All such proposals were opposed by developed countries. As expressed by a delegate from the Alliance of Small Island States (AOSIS) at the closing plenary: ‘AOSIS members wanted an option for loss and damage experts to review the voluntary information that we report. This proved too much to ask’ (Alliance of Small Island States, Citation2022, p. 2). In the document containing the outcome, the compromise reads that countries can ‘select specific sections’ for ‘particular attention’ but the entire adaptation chapter, in which loss and damage is a sub-section, must undergo review (UNFCCC, Citation2022, para. 3).

The 28th Conference of the Parties in Dubai in December 2023 (COP28) resulted in some new developments on reporting on loss and damage, as it requested the Executive Committee of the Warsaw International Mechanism to develop voluntary guidelines for data collection and management, and requested the UNFCCC secretariat to prepare a synthesis report of loss and damage information as reported by Parties in their biennial transparency reports (UNFCCC, Citation2023, para. 133-4).Footnote4 But this is again in caveated language that identifies as a main purpose ‘monitoring progress in responding [to loss and damage] at the national level,’ implicitly placing the burden on developing countries to both address and then report on loss and damage, rather than reporting being linked to (international) support (UNFCCC, Citation2023, para. 134).

The above shows how reporting on a type of climate action that is of key importance to developing countries, addressing loss and damage, has been circumscribed in the enhanced transparency framework.

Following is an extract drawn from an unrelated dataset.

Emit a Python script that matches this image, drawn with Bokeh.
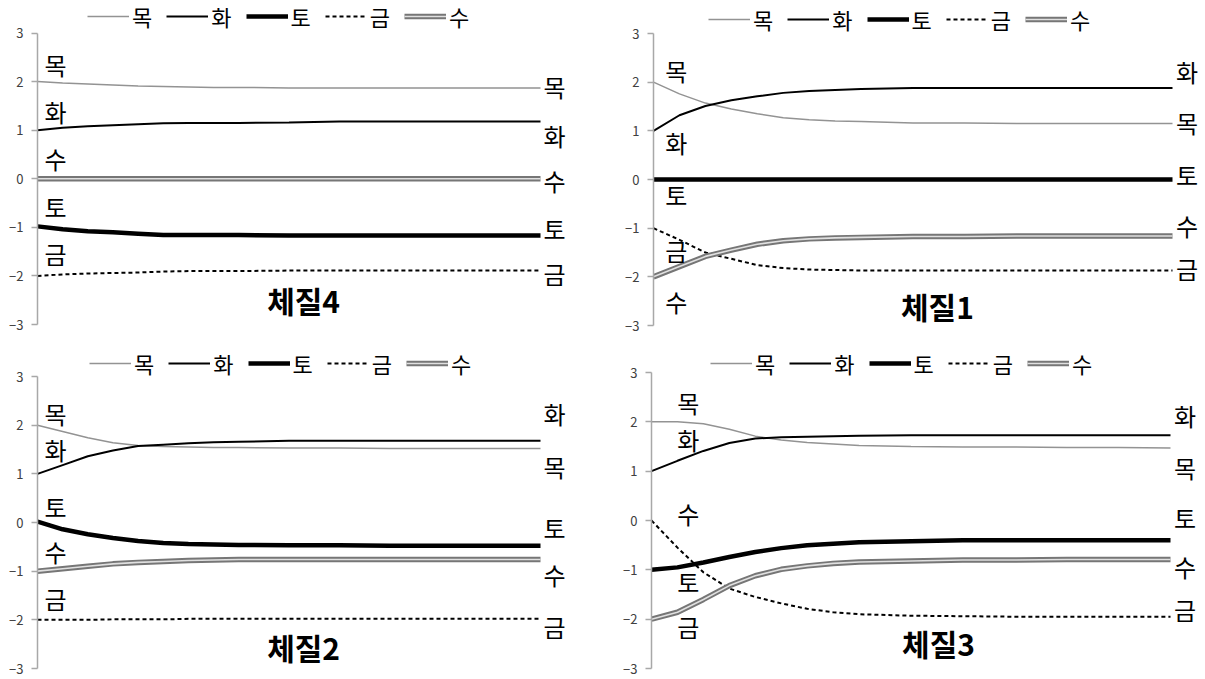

Initially, the topic was simply excluded: the Paris Agreement does not contain any provisions for reporting on loss and damage. In post-Paris negotiations, loss and damage was introduced as a non-mandatory reporting element under the umbrella of adaptation, potentially drowning this information in the adaptation chapter, and in caveated language that carefully circumscribes mandating the reporting of experienced and projected losses and damages. More recent still is the provision to have loss and damage information undergo review but this is only feasible as a part of the adaptation chapter and without strong provisions to build the capacity of expert reviewers in this domain.

The next stage in this evolution might be increased pressure on developing countries to report on loss and damage, but in a narrowly circumscribed manner that monitors how developing countries are domestically implementing activities and institutional arrangements (rather than communicating financial needs to the international community).

4.3. Transparency of support: contestations, outcomes and operationalization

In the lead up to the Paris Agreement, developing countries championed the need for enhanced transparency of support from developed countries, especially in a context where developed countries were demanding enhanced transparency from developing countries on greenhouse emissions and mitigation actions. In this context, developing countries pushed for parity in a new agreement between enhanced transparency of (mitigation) action and enhanced transparency of support.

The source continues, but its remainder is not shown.